The St. Petersburg Music Hall is a Russian state theater in the city of Saint Petersburg. It was founded in 1928.

== History ==
On December 5, 1928 Leningrad music hall opened with the premiere of “The Wonders of XX century or The Last Carrier” (directed by David Gutman) in the Opera Hall of the People’s House. The theater became very popular thanks to cooperation between O.Dunaevsky and ‘Thea-jazz’ of Leonid Utyosov.
Starting from 1929 Dunaevsky became music director and principal conductor of the music hall. The troupe of the theater created several vocal-instrumental programs where L.Utesov and K.Shulzhenko were singing the leading parts.
In 1937, Leningrad music hall was closed as a carrier of market-based bourgeois art.

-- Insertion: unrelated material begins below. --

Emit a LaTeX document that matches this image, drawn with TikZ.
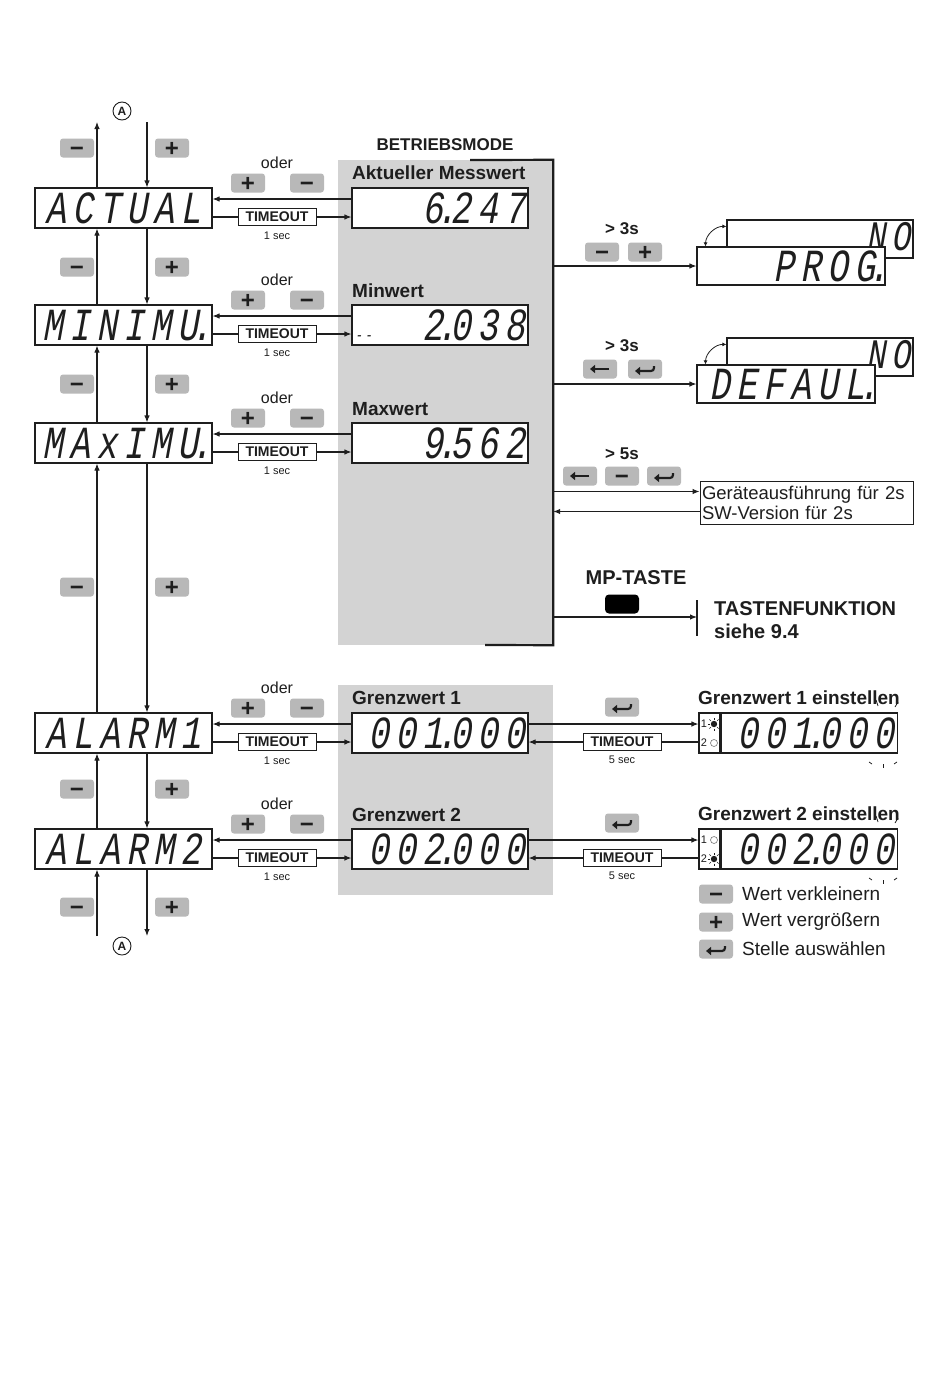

In 1966 the second version of Leningrad music hall was born in Leningrad. It was founded and started its work under artistic supervision of Ilya Yakovlevich Rakhlin. During the period from 1966 till 1988 music hall was operating in the Palace of Culture of local administration. Here music hall staged all its premieres. At the end of 1970s the building of the Opera Hall of the People’s House was given to the revived music hall. However, the theater was able to open its doors for new spectators only in 1988. In April 1987 I. Y. Rakhlin opened special classes for kids, which operates in the theater even today.

From 2002 till 2004 the theatre was led by the son of I. Y. Rakhlin, Lev Rakhlin (worked as the stage director from 1996).

== Building ==
Music Hall is located in the building of the Lecture Hall of the People’s House that was built upon an initiative of Prince A. P. Ol’denburgsky by architect from the Royal Court, G. I. Lyucedarsky in 1910-1912.